1. Tattoo mit 80 – oder: Was ist Neuroplastizität?

Das ist meine Mum, im Krieg geboren, als 13. von 14 Kindern. Ihr Start ins Leben war entsprechend schwer, so wie auch die nächsten Jahrzehnte geprägt waren von Schicksalsschlägen, Entbehrungen und Herausforderungen.

Hier bekommt sie ihr 1. Tattoo von Viko (https://www.bloodsisters.tattoo/). Es war das Geschenk von meinem Bruder und mir zu ihrem 80. Geburtstag! Denn wenn in der Familie schon fast alle tätowiert sind, möchte sie auch mal eines.

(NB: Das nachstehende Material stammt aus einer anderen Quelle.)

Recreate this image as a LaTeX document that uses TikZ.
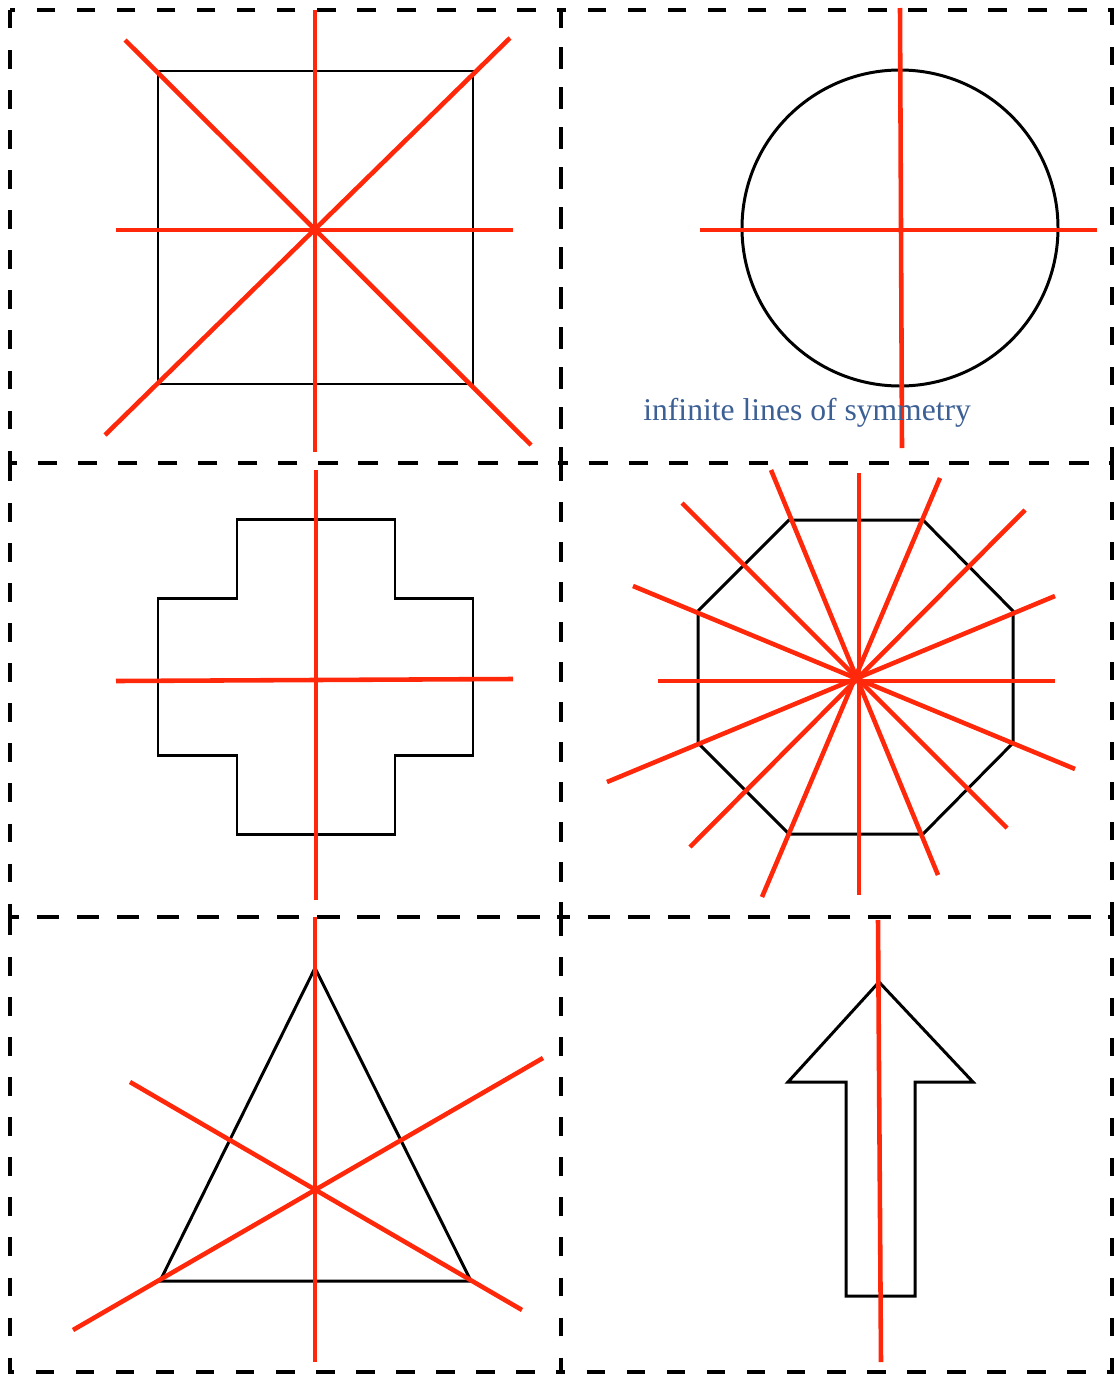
\documentclass[tikz,border=0pt]{standalone}
\usepackage{fontspec}
\setmainfont{Liberation Serif}
\usepackage{tikz}
\definecolor{symred}{RGB}{255,40,10}
\definecolor{notecol}{RGB}{60,95,148}

\begin{document}
\begin{tikzpicture}[x=0.02cm, y=-0.02cm,
  cellbox/.style={draw, line width=2.5pt, dash pattern=on 10.5pt off 12.3pt},
  outline/.style={draw, line width=1.7pt, line join=miter},
  symline/.style={draw=symred, line width=2.6pt}]
\useasboundingbox (0,0) rectangle (1114,1376);
% dashed cells
\foreach \xa/\xb in {10/561, 561/1112}
  \foreach \ya/\yb in {10/463, 463/917, 917/1372}
    \draw[cellbox] (\xa,\ya) rectangle (\xb,\yb);
% square
\draw[outline] (158,71) rectangle (473,384);
\draw[symline] (315,10) -- (315,452);
\draw[symline] (116,230) -- (513,230);
\draw[symline] (125,40) -- (531,445);
\draw[symline] (105,435) -- (510,38);
% circle
\draw[outline] (900,228) circle[radius=158];
\draw[symline] (900,8) -- (902,448);
\draw[symline] (700,230) -- (1097,230);
\node[text=notecol, font=\fontsize{18}{20}\selectfont, anchor=base west, inner sep=0]
  (note) at (643,420) {infinite lines of symmetry};
% cross
\draw[outline] (237,519) -- (395,519) -- (395,598) -- (473,598) -- (473,755)
  -- (395,755) -- (395,834) -- (237,834) -- (237,755) -- (158,755)
  -- (158,598) -- (237,598) -- cycle;
\draw[symline] (316,470) -- (316,900);
\draw[symline] (116,681) -- (513,679);
% octagon
\draw[outline] (789,520) -- (923,520) -- (1013,611) -- (1013,743) -- (923,834)
  -- (789,834) -- (698,743) -- (698,611) -- cycle;
\foreach \ax/\ay/\bx/\by in {859/473/859/895, 771/470/938/875, 940/478/762/897,
    1025/510/690/847, 1055/596/607/782, 658/681/1055/681, 1075/769/633/586,
    1007/828/682/503}
  \draw[symline] (\ax,\ay) -- (\bx,\by);
% triangle
\draw[outline] (315,968) -- (471,1281) -- (160,1281) -- cycle;
\draw[symline] (315,917) -- (315,1362);
\draw[symline] (130,1082) -- (522,1310);
\draw[symline] (73,1330) -- (543,1058);
% arrow
\draw[outline] (879,982) -- (973,1082) -- (915,1082) -- (915,1296) -- (846,1296)
  -- (846,1082) -- (788,1082) -- cycle;
\draw[symline] (878,920) -- (881,1362);
\end{tikzpicture}
\end{document}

Unsere Mum war nicht immer cool. Oder modern.

Doch je älter sie wird, umso cooler und moderner wird sie 😉

Was das mit Neuroplastizität zu tun hat? Alles!

Unser Gehirn kann sich bis ins hohe Alter verändern und an neue Reize und Erfahrungen anpassen, Neuroplastizität steht für die Formbarkeit des Gehirns.

Als ich mit ca. 20 mein 1. Tattoo bekam, waren meine Eltern entsetzt (so wie sie schon mit meinen Piercings wenig Freude hatten). Selbst sehr konservativ und autoritär erzogen, lag ihr Fokus lange im Außen, herrschte große Sorge um fremde Erwartungen und Bewertungen.

Als jüngeres Kind und “buntes Schaf der Familie” war ich schon sehr früh im Widerstand gegen dieses enge Korsett, um nicht zu sagen, ab der Pubertät wehrte ich mich mit Händen und Füßen dagegen – erfolgreich und nachhaltig.

Doch über viele Jahre, wo ich so vieles so anders gemacht hatte als meine Herkunftsfamilie, lernte meine Mum, den Wert darin zu erkennen. In praktischen Dingen, wie nichts zu bügeln oder auf den perfekten Haushalt zu pfeifen, genauso wie in Themen wie Selbstfürsorge oder Authentizität.

Da sie sah, wie mich mein oft ungewöhnliches Tun glücklich machte und erfüllte, öffnete sie ihre Vorstellungen von dem, was richtig ist oder sich gehört, immer mehr. (Und natürlich durch zig weitere, neue Erfahrungen in ihrem familiären Umfeld und Freundes- und Bekanntenkreis.) Auch optisch wurde sie immer moderner und schicker. Trägt heute die Jacke ihrer Enkelin oder den gleichen Designerrucksack wie ihre Schwiegertochter und wechselt ihre Brillen passend zu ihren Handtaschen.

1979

Natürlich schüttelt sie auch heute manchmal noch den Kopf, wenn ich sonntags arbeite, nach Abschluss eines Seminars bereits nach dem nächsten Input suche oder für 2 Nächte mit Kind und Kegel nach Straßburg fahre, um australische Freunde zu treffen. Kocht sie gern Fleisch, muss bei mir Gemüse dabei sein. Geht sie zur Kirche, finde ich viele Antworten im Buddhismus. Hört sie Kastelruther Spatzen, muss ich den Raum verlassen.

Doch gleichzeitig gehen wir gern gemeinsam in die Oper, am besten in eine von Mozart, oder fahren gemeinsam wellnessen.
Als wir in Brisbane gelebt haben, ist sie zusammen mit meiner Schwiegermum nach Australien geflogen – die erste und einzige Fernreise ihres Lebens. Sie nutzt what’s app und schreibt e-mails. Nur homepages sind nicht so ihres 😉
Mit ihrem Lebensgefährten verreist sie regelmäßig (nötige OPs und Arzttermine müssen sich da zeitlich ein- und unterordnen), trifft regelmäßig Freunde und kümmert sich von Herzen um das Wohl anderer. Heute lacht sie über meine blöden Meldungen und Scherze und regt sich kaum noch über etwas auf. Denn: Jeder Tag ist ein Geschenk.